La lettre adressée par M. Krauss à M. de Groote que j'ai déjà mentionnée, et qui a été écrite à la suite d'une enquête de M. Lahnstein, directeur du cabinet d'un membre de la Commission, contient ce passage important:
«Par ailleurs, on ne peut pas dire qu'il y avait des interventions en vue de limiter le nombre de candidats sur la liste d'aptitude. Lors d'un déjeuner de travail, auquel ont participé M. Coppé», qui était, à l'époque, le membre de la Commission responsable du personnel et de l'administration, «son chef de cabinet et les présidents des jurys, M. Coppé, répondant à ma question, a donné une certaine estimation des postes disponibles, par ailleurs de loin inférieurs au nombre de candidats mis ensuite
sur les listes d'aptitude. Lorsqu'il y avait des indications que les jurys ne tiendront pas compte des chiffres évalués par M. Coppé, il y avait encore un entretien avec M. Cardon de Lichtbuer», qui était directeur du cabinet de M. Coppé, «qui est resté sans aucune suite de la part des jurys oui ont insisté sur leur indépendance. En conclusion, je pense qu'il s'impose de répondre à M. Lahnstein qu'il n'y avait aucun numerus clausus et que par ailleurs les jurys ont agi dans l'indépendance qui leur
est non seulement garantie, mais imposée par le statut».
Les avis de concours avaient mentionné que les épreuves seraient notées de la façon suivante:
— Épreuve écrite: de 0 à 20
— Épreuve orale générale: de 0 à 20
— Épreuve orale dans l'option choisie par le candidat: de 0 à 30
— Épreuve linguistique: de 0 à 10
soit un total de 80 points dont 48 étaient nécessaires pour un succès.
Le procès-verbal des séances tenues par le jury du concours COM/A/268 (annexé au mémoire en défense), après avoir rappelé que ce jury avait décidé de répartir les lauréats en trois groupes, à savoir:
1) ceux qui avaient obtenu 61 points ou plus,
2) ceux qui avaient obtenu de 53 à 60 points,
3) ceux qui avaient obtenu de 48 à 52 points,
poursuit:
«b) avant que le jury arrête la liste d'aptitude, un débat profond s'est déroulé sur les exigences à demander à un fonctionnaire de catégorie A. Des différences d'opinion très prononcées sont apparues entre le président et les autres membres du jury».
La proposition du président d'exclure de la liste tous les candidats entrant dans le 3e groupe n'a pas été partagée par les autres membres du jury.

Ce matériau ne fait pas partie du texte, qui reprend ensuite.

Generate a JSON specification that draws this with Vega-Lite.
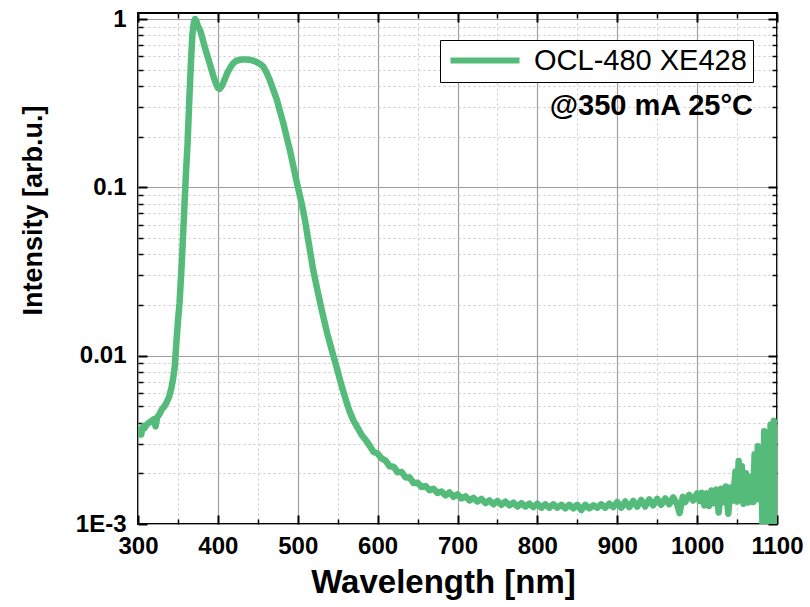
{
  "$schema": "https://vega.github.io/schema/vega-lite/v6.json",
  "width": 639,
  "height": 511,
  "autosize": {"type": "none"},
  "padding": {"left": 138, "top": 13, "right": 33, "bottom": 83},
  "background": "white",
  "config": {"view": {"stroke": "black", "strokeWidth": 2}, "font": "Liberation Sans"},
  "title": {"text": "@350 mA 25°C", "anchor": "end", "orient": "top", "frame": "group", "fontSize": 29, "fontWeight": "bold", "font": "Liberation Sans", "color": "black", "offset": 0, "baseline": "alphabetic", "dy": 137, "dx": -24},
  "data": {"values": [
    {"w": 300, "i": 0.0034}, {"w": 302, "i": 0.0036}, {"w": 304, "i": 0.0034}, {"w": 306, "i": 0.0038}, {"w": 308, "i": 0.0037},
    {"w": 311, "i": 0.0039}, {"w": 314, "i": 0.004}, {"w": 317, "i": 0.0041}, {"w": 320, "i": 0.0042}, {"w": 322, "i": 0.0038},
    {"w": 324, "i": 0.0043}, {"w": 327, "i": 0.0045}, {"w": 330, "i": 0.0048}, {"w": 333, "i": 0.005}, {"w": 336, "i": 0.0053},
    {"w": 339, "i": 0.0057}, {"w": 342, "i": 0.0065}, {"w": 344, "i": 0.0073}, {"w": 346, "i": 0.0086}, {"w": 348, "i": 0.0118},
    {"w": 350, "i": 0.016}, {"w": 352, "i": 0.0205}, {"w": 355, "i": 0.037}, {"w": 358, "i": 0.075}, {"w": 360, "i": 0.12},
    {"w": 362, "i": 0.18}, {"w": 364, "i": 0.31}, {"w": 366, "i": 0.52}, {"w": 368, "i": 0.8}, {"w": 370, "i": 0.96},
    {"w": 371.5, "i": 1.0}, {"w": 373, "i": 0.97}, {"w": 375, "i": 0.91}, {"w": 378, "i": 0.85}, {"w": 381, "i": 0.76},
    {"w": 384, "i": 0.67}, {"w": 388, "i": 0.58}, {"w": 391, "i": 0.52}, {"w": 394, "i": 0.465}, {"w": 397, "i": 0.42},
    {"w": 400, "i": 0.39}, {"w": 402, "i": 0.385}, {"w": 405, "i": 0.4}, {"w": 409, "i": 0.444}, {"w": 412, "i": 0.48},
    {"w": 415, "i": 0.51}, {"w": 419, "i": 0.545}, {"w": 423, "i": 0.565}, {"w": 430, "i": 0.575}, {"w": 436, "i": 0.575},
    {"w": 442, "i": 0.57}, {"w": 448, "i": 0.557}, {"w": 453, "i": 0.54}, {"w": 457, "i": 0.52}, {"w": 461, "i": 0.48},
    {"w": 465, "i": 0.434}, {"w": 469, "i": 0.385}, {"w": 474, "i": 0.33}, {"w": 478, "i": 0.28}, {"w": 482, "i": 0.24},
    {"w": 486, "i": 0.2}, {"w": 490, "i": 0.168}, {"w": 495, "i": 0.13}, {"w": 500, "i": 0.101}, {"w": 505, "i": 0.08},
    {"w": 509, "i": 0.064}, {"w": 514, "i": 0.046}, {"w": 519, "i": 0.033}, {"w": 525, "i": 0.024}, {"w": 530, "i": 0.0187},
    {"w": 537, "i": 0.0135}, {"w": 544, "i": 0.0102}, {"w": 550, "i": 0.0081}, {"w": 555, "i": 0.0066},
    {"w": 560, "i": 0.0055}, {"w": 565, "i": 0.00465}, {"w": 570, "i": 0.0041}, {"w": 575, "i": 0.00372}, {"w": 580, "i": 0.00338},
    {"w": 585, "i": 0.00316}, {"w": 590, "i": 0.00292}, {"w": 595, "i": 0.00268}, {"w": 600, "i": 0.00262}, {"w": 605, "i": 0.00245},
    {"w": 610, "i": 0.00238}, {"w": 615, "i": 0.0022}, {"w": 620, "i": 0.00219}, {"w": 625, "i": 0.00203}, {"w": 630, "i": 0.00204},
    {"w": 635, "i": 0.00189}, {"w": 640, "i": 0.00189}, {"w": 645, "i": 0.00175}, {"w": 650, "i": 0.00176}, {"w": 655, "i": 0.00166},
    {"w": 660, "i": 0.00168}, {"w": 665, "i": 0.00159}, {"w": 670, "i": 0.00162}, {"w": 675, "i": 0.00153}, {"w": 680, "i": 0.00156},
    {"w": 685, "i": 0.00148}, {"w": 690, "i": 0.00154}, {"w": 695, "i": 0.00145}, {"w": 700, "i": 0.0015}, {"w": 705, "i": 0.00142},
    {"w": 710, "i": 0.00146}, {"w": 715, "i": 0.00138}, {"w": 720, "i": 0.00143}, {"w": 725, "i": 0.00136}, {"w": 730, "i": 0.00141},
    {"w": 735, "i": 0.00133}, {"w": 740, "i": 0.00138}, {"w": 745, "i": 0.00131}, {"w": 750, "i": 0.00137}, {"w": 755, "i": 0.0013},
    {"w": 760, "i": 0.00136}, {"w": 765, "i": 0.00129}, {"w": 770, "i": 0.00134}, {"w": 775, "i": 0.00127}, {"w": 780, "i": 0.00133},
    {"w": 785, "i": 0.00127}, {"w": 790, "i": 0.00132}, {"w": 795, "i": 0.00126}, {"w": 800, "i": 0.00132}, {"w": 805, "i": 0.00125},
    {"w": 810, "i": 0.00131}, {"w": 815, "i": 0.00125}, {"w": 820, "i": 0.00131}, {"w": 825, "i": 0.00125}, {"w": 830, "i": 0.0013},
    {"w": 835, "i": 0.00124}, {"w": 840, "i": 0.0013}, {"w": 845, "i": 0.00124}, {"w": 850, "i": 0.0013}, {"w": 855, "i": 0.00121},
    {"w": 860, "i": 0.0013}, {"w": 865, "i": 0.00124}, {"w": 870, "i": 0.00129}, {"w": 875, "i": 0.00125}, {"w": 880, "i": 0.00131},
    {"w": 885, "i": 0.00125}, {"w": 890, "i": 0.00132}, {"w": 895, "i": 0.00126}, {"w": 900, "i": 0.00135}, {"w": 905, "i": 0.00125},
    {"w": 910, "i": 0.00136}, {"w": 915, "i": 0.00126}, {"w": 920, "i": 0.00137}, {"w": 925, "i": 0.00127}, {"w": 930, "i": 0.00139},
    {"w": 935, "i": 0.00127}, {"w": 940, "i": 0.0014}, {"w": 945, "i": 0.00129}, {"w": 950, "i": 0.00141}, {"w": 955, "i": 0.0013},
    {"w": 960, "i": 0.00142}, {"w": 965, "i": 0.00131}, {"w": 970, "i": 0.00144}, {"w": 975, "i": 0.00131}, {"w": 978, "i": 0.00116},
    {"w": 982, "i": 0.00145}, {"w": 985, "i": 0.00135}, {"w": 990, "i": 0.00149}, {"w": 995, "i": 0.00138}, {"w": 1000, "i": 0.00152},
    {"w": 1003, "i": 0.00137}, {"w": 1006, "i": 0.00153}, {"w": 1009, "i": 0.00129}, {"w": 1012, "i": 0.00152}, {"w": 1015, "i": 0.00128},
    {"w": 1018, "i": 0.00158}, {"w": 1021, "i": 0.00133}, {"w": 1024, "i": 0.0016}, {"w": 1027, "i": 0.00117}, {"w": 1030, "i": 0.00162},
    {"w": 1033, "i": 0.00135}, {"w": 1036, "i": 0.00167}, {"w": 1039, "i": 0.00115}, {"w": 1042, "i": 0.00165}, {"w": 1045, "i": 0.00138},
    {"w": 1048, "i": 0.00205}, {"w": 1050, "i": 0.00136}, {"w": 1052, "i": 0.00237}, {"w": 1054, "i": 0.0014}, {"w": 1056, "i": 0.0022},
    {"w": 1058, "i": 0.00132}, {"w": 1061, "i": 0.002}, {"w": 1064, "i": 0.00134}, {"w": 1067, "i": 0.0019}, {"w": 1070, "i": 0.00135},
    {"w": 1072, "i": 0.0026}, {"w": 1074, "i": 0.0014}, {"w": 1076, "i": 0.0029}, {"w": 1078, "i": 0.0016}, {"w": 1080, "i": 0.0024},
    {"w": 1082, "i": 0.0009}, {"w": 1084, "i": 0.00356}, {"w": 1086, "i": 0.0012}, {"w": 1088, "i": 0.0033}, {"w": 1090, "i": 0.0009},
    {"w": 1092, "i": 0.0039}, {"w": 1094, "i": 0.0015}, {"w": 1096, "i": 0.0041}, {"w": 1098, "i": 0.0009}, {"w": 1100, "i": 0.0037}
  ]},
  "resolve": {"axis": {"x": "independent", "y": "independent"}},
  "layer": [
    {
      "mark": {"type": "line", "opacity": 0, "clip": true},
      "encoding": {
        "x": {"field": "w", "type": "quantitative", "scale": {"domain": [300, 1100], "nice": false, "zero": false},
          "axis": {"orient": "bottom", "values": [350, 450, 550, 650, 750, 850, 950, 1050], "grid": true, "gridDash": [2, 3], "gridColor": "#c8c8c8", "gridWidth": 1, "ticks": true, "tickSize": -5, "tickColor": "black", "tickWidth": 1.5, "labels": false, "domain": false, "title": null}},
        "y": {"field": "i", "type": "quantitative", "scale": {"type": "log", "domain": [0.001, 1.086], "nice": false},
          "axis": {"orient": "left", "values": [0.002, 0.003, 0.004, 0.005, 0.006, 0.007, 0.008, 0.009, 0.02, 0.03, 0.04, 0.05, 0.06, 0.07, 0.08, 0.09, 0.2, 0.3, 0.4, 0.5, 0.6, 0.7, 0.8, 0.9], "grid": true, "gridDash": [2, 3], "gridColor": "#c8c8c8", "gridWidth": 1, "ticks": true, "tickSize": -5, "tickColor": "black", "tickWidth": 1.5, "labels": false, "domain": false, "title": null}}
      }
    },
    {
      "mark": {"type": "line", "opacity": 0, "clip": true},
      "encoding": {
        "x": {"field": "w", "type": "quantitative",
          "axis": {"orient": "top", "values": [350, 450, 550, 650, 750, 850, 950, 1050], "grid": false, "ticks": true, "tickSize": -5, "tickColor": "black", "tickWidth": 1.5, "labels": false, "domain": false, "title": null}},
        "y": {"field": "i", "type": "quantitative",
          "axis": {"orient": "right", "values": [0.002, 0.003, 0.004, 0.005, 0.006, 0.007, 0.008, 0.009, 0.02, 0.03, 0.04, 0.05, 0.06, 0.07, 0.08, 0.09, 0.2, 0.3, 0.4, 0.5, 0.6, 0.7, 0.8, 0.9], "grid": false, "ticks": true, "tickSize": -5, "tickColor": "black", "tickWidth": 1.5, "labels": false, "domain": false, "title": null}}
      }
    },
    {
      "mark": {"type": "line", "opacity": 0, "clip": true},
      "encoding": {
        "x": {"field": "w", "type": "quantitative",
          "axis": {"orient": "bottom", "values": [300, 400, 500, 600, 700, 800, 900, 1000, 1100], "grid": true, "gridColor": "#a0a0a0", "gridWidth": 1.2, "ticks": true, "tickSize": -9, "tickColor": "black", "tickWidth": 2, "labels": false, "domain": false, "title": null}},
        "y": {"field": "i", "type": "quantitative",
          "axis": {"orient": "left", "values": [0.001, 0.01, 0.1, 1], "grid": true, "gridColor": "#a0a0a0", "gridWidth": 1.2, "ticks": true, "tickSize": -9, "tickColor": "black", "tickWidth": 2, "labels": false, "domain": false, "title": null}}
      }
    },
    {
      "mark": {"type": "line", "opacity": 0, "clip": true},
      "encoding": {
        "x": {"field": "w", "type": "quantitative",
          "axis": {"orient": "top", "values": [300, 400, 500, 600, 700, 800, 900, 1000, 1100], "grid": false, "ticks": true, "tickSize": -9, "tickColor": "black", "tickWidth": 2, "labels": false, "domain": false, "title": null}},
        "y": {"field": "i", "type": "quantitative",
          "axis": {"orient": "right", "values": [0.001, 0.01, 0.1, 1], "grid": false, "ticks": true, "tickSize": -9, "tickColor": "black", "tickWidth": 2, "labels": false, "domain": false, "title": null}}
      }
    },
    {
      "mark": {"type": "line", "strokeWidth": 6.5, "clip": true, "strokeJoin": "round"},
      "encoding": {
        "x": {"field": "w", "type": "quantitative",
          "axis": {"orient": "bottom", "values": [300, 400, 500, 600, 700, 800, 900, 1000, 1100], "format": "d", "grid": false, "ticks": false, "domain": false, "labels": true, "labelFont": "Liberation Sans", "labelFontSize": 24, "labelFontWeight": "bold", "labelColor": "black", "labelPadding": 10, "labelFlush": false,
            "title": "Wavelength [nm]", "titleFont": "Liberation Sans", "titleFontSize": 33, "titleFontWeight": "bold", "titleColor": "black", "titleX": 305, "titleY": 68, "titleBaseline": "alphabetic", "titleAnchor": "middle"}},
        "y": {"field": "i", "type": "quantitative",
          "axis": {"orient": "left", "values": [0.001, 0.01, 0.1, 1], "grid": false, "ticks": false, "domain": false, "labels": true, "labelFont": "Liberation Sans", "labelFontSize": 24, "labelFontWeight": "bold", "labelColor": "black", "labelPadding": 12, "labelFlush": false,
            "labelExpr": "datum.value > 0.5 ? '1' : datum.value > 0.05 ? '0.1' : datum.value > 0.005 ? '0.01' : '1E-3'",
            "title": "Intensity [arb.u.]", "titleFont": "Liberation Sans", "titleFontSize": 27, "titleFontWeight": "bold", "titleColor": "black", "titleX": -97, "titleY": 197, "titleBaseline": "alphabetic", "titleAnchor": "middle"}},
        "color": {"datum": "OCL-480 XE428", "type": "nominal", "scale": {"range": ["#55bb7a"]},
          "legend": {"orient": "none", "legendX": 302, "legendY": 27, "title": null, "symbolType": "M-1,0H5.9", "symbolSize": 400, "symbolStrokeWidth": 6, "labelFont": "Liberation Sans", "labelFontSize": 29, "labelColor": "black", "labelOffset": 59, "labelLimit": 500, "padding": 6, "strokeColor": "black", "fillColor": "white", "cornerRadius": 0}}
      }
    }
  ]
}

En conséquence, le jury a fixé, à la plus grande majorité, la liste d'aptitude comportant les 28 candidats ayant obtenu une cotation minimale de 48 points sur 80 dans l'ensemble des épreuves. »
Les requérants soulignent l'absence de toute trace d'un tel désaccord dans les procès-verbaux de tous les autres jurys et suggèrent qu'il est significatif que la proportion de lauréats ait été beaucoup plus élevée dans le concours COM/A/268 que dans tous les autres concours, les chiffres étant les suivants:
COM/A/26417 sur 55,COM/A/26510 sur 64,COM/A/26612 sur 44,COM/A/2678 sur 36,COM/A/26828 sur 51.
Les requérants invitent la Cour à en déduire qu'une suggestion similaire à celle faite par le président du jury du concours COM/A/268 a été faite aux autres jurys et qu'ils l'ont traduite dans les faits en réduisant les points de certains candidats. Il est prétendu au nom de Mlle Campogrande qu'un membre du jury du concours COM/A/264 lui avait dit que sa note définitive avait été réduite de 52 à 47. De la même façon il est prétendu au nom de Mme Bouyssou qu'une certaine Mlle Dusseaux lui avait dit
savoir d'un membre du jury, Mlle de Corne, que Mme Bouyssou avait réussi. Et il est intéressant de noter que les trois requérants ont terminé avec une note de 47.
D'autre part, il existe de nombreuses autres explications possibles aux écarts entre les résultats des concours. Ainsi, les procès-verbaux des séances du jury dans le concours COM/A/267 révèlent ce qui semble avoir été une importante divergence d'opinions sur les qualités exigées d'une personne pour qu'elle soit promue en catégorie A, et M. Krauss, dans sa lettre, suggère que, si les jurys ont adopté des critères différents, c'est dans un esprit de vigoureuse indépendance.
Les requérants demandent que les membres et le secrétaire du jury dans le concours COM/A/264 et également Mlle Dusseaux, soient appelés à témoigner sur ce point. Nous supposons que la demande de M. De Vleeschauwer à cet effet, est due à une erreur et qu'il entend en réalité demander la citation des membres et du secrétaire du jury dans le concours COM/A/265.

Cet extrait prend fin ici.